Leaders often demand that their employees take more initiative, make an effort to collaborate, and contribute more ideas and suggestions during discussions. What they don’t realize is that sometimes, their behavior indirectly discourages their team members from making meaningful contributions during discussions. Are you one of these leaders?
Imagine that you’re in a meeting with your team, discussing ideas and strategy for the next quarter. As your team starts presenting their suggestions, you stop them and say, “You’re wrong.” What do you think will happen?
When leaders insensitively shut down ideas contributed by team members, they inevitably demoralize the whole team. Other team members who witness this often no longer have the motivation to contribute to discussions.
Think back and reflect on your behavior. Are you guilty of this?
Perhaps you think you are not. You never tell your team members that they are wrong flat out. You are more sensitive and what you say might sound something like this:
“That’s a good idea, but you need to think about…”
“I understand that, however…”
Sounds familiar? Although there are only a few leaders who will tell their team members that they’re wrong flat out, many of us in senior management often use other words like “but” or “however” to contradict other people’s opinions with our own.
This does not only happen with leaders. Parents are often guilty of the same mistake. When a child gets a B instead of an A on a test, many parents will say, “That’s great, but why can’t you get an A?”
Whenever you start a sentence with a “no”, “but”, “however” or other variation thereof, no matter how friendly your tone is, the message you’re trying to say to the other person is still, “You’re wrong, and what I’m saying is right.”
Although we have offered platitudes to make the person feel good, this interaction still negates their contribution, and nothing productive can happen after that. People who often use these words are the ones who try to consolidate power by subjugating others and stifling constructive input — in short, it’s the nicest form of bullying.
Breaking the cycle of No, But, and However
To help leaders break this habit, Marshall Goldsmith created a simple exercise to reveal how often leaders tell people that they are wrong.
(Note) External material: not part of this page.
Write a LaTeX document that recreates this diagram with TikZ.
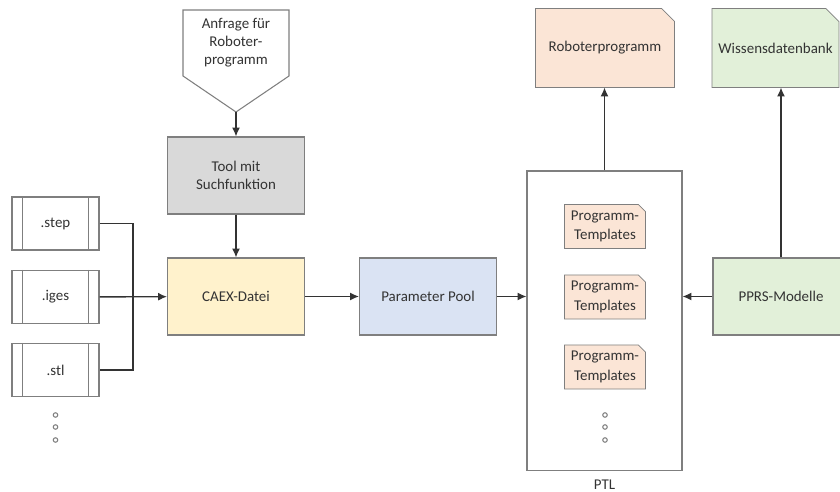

Every time a leader uses a “no”, “but”, or “however”, he will charge them $20 (which will go to charity). At the end of the exercise, the leaders are often shocked at how many times they have used those words and they quickly try to find ways to change, so they can stop paying the fine to Marshall.
Marshall has even tried this exercise on Warren Buffet and Bill Gates. Marshall coached Bill Gates for a few days after he donated hundreds of millions of dollars to a charity in India. He fined him $20, $40, and $60 for every “sin” and the money collected was to be donated to the same charity.
Not long after they started, Bill Gates said, “This is expensive”.
Marshall answered, “Excuse me, you just donated hundreds of millions of dollars to the same charity two days ago, and now you’re complaining about 20 bucks?”
He looked at Marshall and said, “I forgot.”
Marshall was floored. How can one forget that they have donated hundreds of millions of dollars?
Here’s the difference. When Bill Gates donated millions of dollars for a wonderful cause, that’s him winning. When he has to pay $20 because he did something wrong, he’s losing. It’s very hard for winners not to constantly go through life winning, or trying to win.
One of Marshall’s clients did this very exercise for one and a half hours and at the end of it, he turned to Marshall and said, “Thank you, I had no idea. I did that 21 times with you throwing it in my face. How many times would I have done it if you had not been throwing it in my face? 50 times? 100 times? No wonder people think I’m stubborn.”
How often do you use no, but, and however in a day when talking with your colleagues, employees, or even your family?